• Exercise description:
Extract word for word the lines of the listing from its start to the line holding "from bokeh.resources import INLINE", both ends kept; pictures are not part of the copy.

** START OF Data extract **

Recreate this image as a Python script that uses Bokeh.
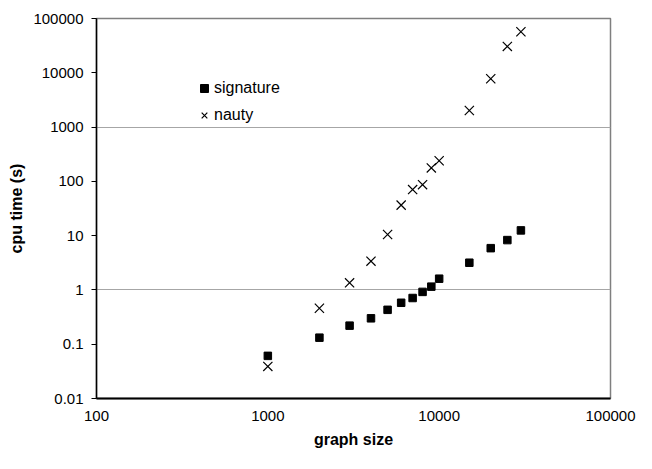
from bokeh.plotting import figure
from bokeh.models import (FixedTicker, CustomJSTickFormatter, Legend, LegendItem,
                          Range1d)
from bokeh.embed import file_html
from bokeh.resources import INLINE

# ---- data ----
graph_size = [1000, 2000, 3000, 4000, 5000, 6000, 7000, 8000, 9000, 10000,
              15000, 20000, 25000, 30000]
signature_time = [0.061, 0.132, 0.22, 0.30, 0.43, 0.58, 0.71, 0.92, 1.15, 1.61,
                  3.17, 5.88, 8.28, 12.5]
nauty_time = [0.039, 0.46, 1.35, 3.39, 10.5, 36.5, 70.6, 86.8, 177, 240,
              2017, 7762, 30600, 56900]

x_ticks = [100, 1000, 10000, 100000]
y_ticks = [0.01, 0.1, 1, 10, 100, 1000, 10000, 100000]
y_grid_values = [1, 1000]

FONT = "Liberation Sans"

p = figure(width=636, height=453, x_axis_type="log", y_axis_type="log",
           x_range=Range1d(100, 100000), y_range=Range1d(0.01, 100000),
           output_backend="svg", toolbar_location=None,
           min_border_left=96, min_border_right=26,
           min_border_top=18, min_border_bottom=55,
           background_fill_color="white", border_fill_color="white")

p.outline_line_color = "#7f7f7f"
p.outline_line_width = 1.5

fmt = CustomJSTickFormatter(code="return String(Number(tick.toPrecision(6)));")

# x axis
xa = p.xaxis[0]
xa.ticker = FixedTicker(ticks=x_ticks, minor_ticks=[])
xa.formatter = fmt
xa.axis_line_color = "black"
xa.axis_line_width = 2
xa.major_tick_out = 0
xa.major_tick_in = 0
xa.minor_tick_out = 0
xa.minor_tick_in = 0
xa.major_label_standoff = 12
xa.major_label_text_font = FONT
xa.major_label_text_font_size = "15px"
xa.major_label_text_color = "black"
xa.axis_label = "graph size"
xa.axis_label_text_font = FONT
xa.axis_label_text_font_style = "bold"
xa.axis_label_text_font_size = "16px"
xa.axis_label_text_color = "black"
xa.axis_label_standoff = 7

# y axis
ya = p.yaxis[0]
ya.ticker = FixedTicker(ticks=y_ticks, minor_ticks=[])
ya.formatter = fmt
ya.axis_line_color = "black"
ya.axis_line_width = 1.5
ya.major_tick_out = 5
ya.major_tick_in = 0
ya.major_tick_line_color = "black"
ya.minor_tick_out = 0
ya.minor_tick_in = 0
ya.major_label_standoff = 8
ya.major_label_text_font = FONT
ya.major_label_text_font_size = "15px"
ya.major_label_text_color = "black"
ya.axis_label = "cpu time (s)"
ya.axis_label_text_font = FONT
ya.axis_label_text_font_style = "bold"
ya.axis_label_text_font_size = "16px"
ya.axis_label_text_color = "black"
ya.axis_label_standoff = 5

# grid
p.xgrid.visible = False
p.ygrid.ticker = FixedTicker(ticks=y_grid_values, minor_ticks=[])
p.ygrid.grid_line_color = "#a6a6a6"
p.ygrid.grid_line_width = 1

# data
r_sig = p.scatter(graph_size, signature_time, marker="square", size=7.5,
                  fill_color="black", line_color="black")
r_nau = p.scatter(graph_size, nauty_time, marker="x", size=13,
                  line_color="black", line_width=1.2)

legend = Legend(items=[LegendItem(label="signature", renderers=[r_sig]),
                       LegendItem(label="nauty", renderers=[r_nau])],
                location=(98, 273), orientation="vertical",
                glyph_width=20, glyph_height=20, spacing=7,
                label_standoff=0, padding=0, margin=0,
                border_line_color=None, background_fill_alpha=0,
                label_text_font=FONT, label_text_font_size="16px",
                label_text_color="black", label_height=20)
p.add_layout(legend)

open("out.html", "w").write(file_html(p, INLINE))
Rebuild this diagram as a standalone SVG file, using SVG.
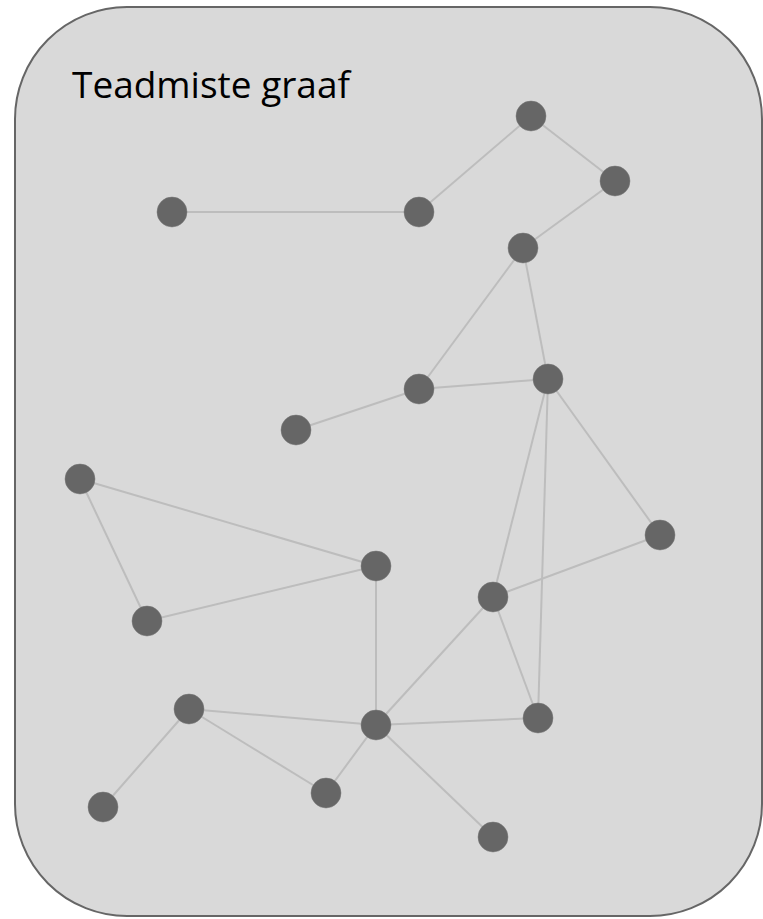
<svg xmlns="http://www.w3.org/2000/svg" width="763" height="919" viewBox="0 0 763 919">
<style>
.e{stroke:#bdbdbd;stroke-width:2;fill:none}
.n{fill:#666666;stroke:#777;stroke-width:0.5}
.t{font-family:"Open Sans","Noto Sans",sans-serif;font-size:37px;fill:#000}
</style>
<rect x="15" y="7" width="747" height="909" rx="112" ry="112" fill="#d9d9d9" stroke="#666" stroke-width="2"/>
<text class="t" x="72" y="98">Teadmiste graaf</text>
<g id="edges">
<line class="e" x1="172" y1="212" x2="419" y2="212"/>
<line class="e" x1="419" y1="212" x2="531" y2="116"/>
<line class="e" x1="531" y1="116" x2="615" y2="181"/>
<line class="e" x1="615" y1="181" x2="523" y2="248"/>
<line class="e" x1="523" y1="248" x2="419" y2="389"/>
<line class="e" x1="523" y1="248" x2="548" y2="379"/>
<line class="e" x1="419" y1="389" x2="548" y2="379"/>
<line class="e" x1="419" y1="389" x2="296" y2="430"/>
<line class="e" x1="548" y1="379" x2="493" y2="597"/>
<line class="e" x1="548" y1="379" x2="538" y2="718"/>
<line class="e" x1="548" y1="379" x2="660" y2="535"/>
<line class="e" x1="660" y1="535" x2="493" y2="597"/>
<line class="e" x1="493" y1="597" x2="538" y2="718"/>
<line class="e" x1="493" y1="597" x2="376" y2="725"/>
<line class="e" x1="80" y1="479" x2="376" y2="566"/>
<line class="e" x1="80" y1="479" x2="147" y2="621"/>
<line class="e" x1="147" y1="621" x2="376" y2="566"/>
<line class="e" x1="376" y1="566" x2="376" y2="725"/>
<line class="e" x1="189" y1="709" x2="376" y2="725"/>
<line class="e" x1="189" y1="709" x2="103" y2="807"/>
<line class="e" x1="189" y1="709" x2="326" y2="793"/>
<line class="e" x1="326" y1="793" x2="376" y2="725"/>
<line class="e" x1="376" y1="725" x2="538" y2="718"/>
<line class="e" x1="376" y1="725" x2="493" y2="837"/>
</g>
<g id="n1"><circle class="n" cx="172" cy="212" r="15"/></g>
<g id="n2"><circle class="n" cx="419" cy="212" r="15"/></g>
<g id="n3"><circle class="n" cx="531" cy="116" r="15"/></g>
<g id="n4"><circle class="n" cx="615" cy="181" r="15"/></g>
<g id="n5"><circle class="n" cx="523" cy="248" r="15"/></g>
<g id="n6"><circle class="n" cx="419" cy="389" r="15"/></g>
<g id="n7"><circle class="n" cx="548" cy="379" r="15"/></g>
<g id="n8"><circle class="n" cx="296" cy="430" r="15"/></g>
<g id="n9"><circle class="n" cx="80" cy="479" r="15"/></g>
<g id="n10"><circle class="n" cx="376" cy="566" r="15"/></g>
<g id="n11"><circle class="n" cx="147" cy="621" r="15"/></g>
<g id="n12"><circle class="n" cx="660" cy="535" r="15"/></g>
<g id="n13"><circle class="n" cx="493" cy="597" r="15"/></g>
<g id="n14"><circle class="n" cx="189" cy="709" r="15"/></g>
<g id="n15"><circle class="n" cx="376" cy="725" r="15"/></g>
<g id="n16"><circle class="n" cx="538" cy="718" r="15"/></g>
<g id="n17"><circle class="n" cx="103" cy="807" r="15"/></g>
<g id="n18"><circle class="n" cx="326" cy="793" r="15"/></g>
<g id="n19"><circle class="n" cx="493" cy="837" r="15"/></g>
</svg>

** END OF Data extract **

• Result below:
Recreate this image as a Python script that uses Bokeh.
from bokeh.plotting import figure
from bokeh.models import (FixedTicker, CustomJSTickFormatter, Legend, LegendItem,
                          Range1d)
from bokeh.embed import file_html
from bokeh.resources import INLINE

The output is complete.